Captive Insurance Company Deemed Invalid by Tax Court

By Tingting Zhang, CPA, Tax Senior
ASL Tax Group

The U.S. Tax Court issued its final decision on captive insurance arrangements in Avrahami v. Commissioner, 149 T.C. No. 7 (2017). The Court held that the payments made by the Avrahamis to a micro-captive insurance company wholly-owned by Mrs. Avrahami are not insurance premiums for federal income tax purposes; therefore the deduction was not allowed for the federal income tax calculation. The captive insurance company’s elections under Section 831(b) to be treated as a small insurance company and under Section 953(d) to be taxed as a domestic corporation were also held to be invalid. This is the first Section 831(b) case that made it to trial and here is what you should know.

Purpose of captive insurance arrangements

A captive insurance company is wholly-owned and controlled by its insureds. The main purpose of this arrangement is to insure the risk of its owners and enable the owners to benefit from captive’s underwriting profits. Normally, taxpayers may choose to adopt this captive arrangement because:

1. There is no readily available commercial policy in the market, mainly because of the rare nature of the business or the risk.
2. The premium of the commercial policy offered by the insurance marketplace is much higher than forming one’s own captive insurance company.
3. The tax savings on a micro-captive insurance company, because once an insurance company qualifies to be taxed under Section 831(b), it only pays income tax on investment income and not on premiums collected.

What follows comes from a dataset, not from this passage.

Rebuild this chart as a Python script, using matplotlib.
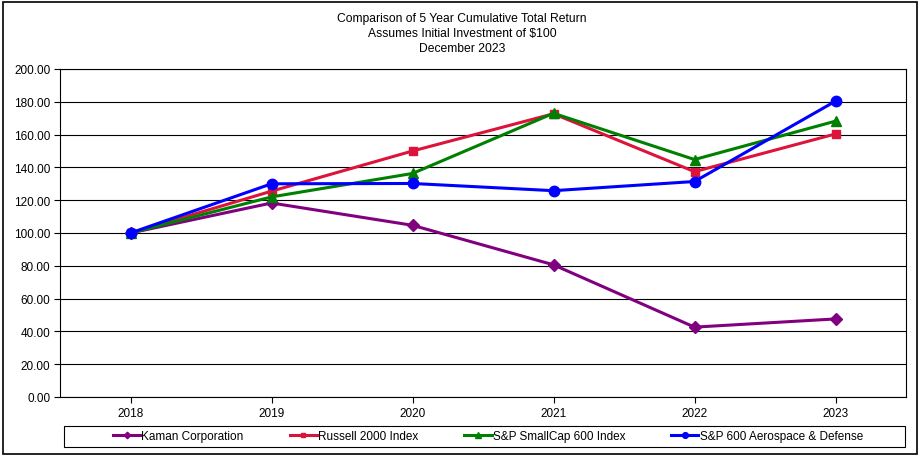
import matplotlib
matplotlib.use("Agg")
import matplotlib.pyplot as plt
from matplotlib.patches import Rectangle
from matplotlib.ticker import FormatStrFormatter

plt.rcParams["font.family"] = ["Liberation Sans", "DejaVu Sans"]

years = ["2018", "2019", "2020", "2021", "2022", "2023"]
kaman = [100.00, 118.3, 104.7, 80.6, 42.6, 47.6]
russell = [100.00, 125.5, 150.0, 172.7, 137.4, 160.4]
smallcap = [100.00, 122.0, 136.3, 173.0, 144.8, 168.2]
aerospace = [100.00, 130.0, 130.2, 125.8, 131.4, 180.4]

series = [
    ("Kaman Corporation", kaman, "#800080", "D", 6),
    ("Russell 2000 Index", russell, "#DC143C", "s", 6),
    ("S&P SmallCap 600 Index", smallcap, "#008000", "^", 7),
    ("S&P 600 Aerospace & Defense", aerospace, "#0000FF", "o", 7.5),
]

fig = plt.figure(figsize=(9.24, 4.6), dpi=100)
ax = fig.add_axes([60 / 924, 62 / 460, 846 / 924, 328 / 460])

x = range(len(years))
for label, values, color, marker, size in series:
    ax.plot(x, values, color=color, linewidth=2.2, marker=marker,
            markersize=size, label=label, clip_on=False, zorder=3)

ax.set_xlim(-0.5, len(years) - 0.5)
ax.set_ylim(0, 200)
ax.set_xticks(list(x))
ax.set_xticklabels(years)
ax.set_yticks(range(0, 201, 20))
ax.yaxis.set_major_formatter(FormatStrFormatter("%.2f"))
ax.tick_params(axis="both", labelsize=8.5, length=4, width=0.8, color="black",
               pad=3)
ax.grid(axis="y", color="black", linewidth=0.8)
ax.set_axisbelow(True)
for spine in ax.spines.values():
    spine.set_linewidth(0.8)
    spine.set_color("black")

fig.text(0.5, 1 - 34 / 460,
         "Comparison of 5 Year Cumulative Total Return\n"
         "Assumes Initial Investment of $100\n"
         "December 2023",
         ha="center", va="center", fontsize=8.7, linespacing=1.3)

leg = fig.legend(loc="center", bbox_to_anchor=(488 / 924, 1 - 437.5 / 460),
                 ncol=4, frameon=False, fontsize=8.5, handlelength=2.3,
                 handletextpad=0.1, columnspacing=3.9, markerscale=0.55)

# legend box and outer border
fig.patches.append(Rectangle((64 / 924, 1 - 448 / 460), 841 / 924, 21 / 460,
                             transform=fig.transFigure, fill=False,
                             edgecolor="black", linewidth=0.8))
fig.patches.append(Rectangle((3 / 924, 1 - 455 / 460), 914 / 924, 452 / 460,
                             transform=fig.transFigure, fill=False,
                             edgecolor="black", linewidth=1.2))

fig.savefig("out.png", dpi=100)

What does this case mean to your captive insurance company?

Even though the court opinion specifically targets the facts in this case, it serves as an important reminder to all taxpayers to reevaluate your own captive insurance structure. The IRS has applied increased scrutiny to these arrangements, adding them to the “dirty dozen” list of tax scams for three years in a row (2015-2017). The IRS also issued Notice 2016-66 regarding “Transaction of interest – Section 831(b) Micro-Captive Transactions”. This notice requires proper disclosure of transactions similar to the one described in the notice.

Criteria to be considered:

According to the court’s opinion, in order to be considered as insurance, the captive arrangement must:

1. Involve risk-shifting
2. Involve risk-distribution
3. Involve insurance risk
4. Meet commonly accepted notions of insurance

Some other facts to be considered:

1. Is the captive financially capable of meeting its obligations?
2. Is the captive organized, operated and regulated as an insurance company under local laws?
3. Is the insurance premium reasonable compared to similar commercial policies if available?
4. Are there any claims made or paid by the captive?
5. Are the claims paid with proper administrative processes?
6. Does the captive have a sufficient pool of insureds?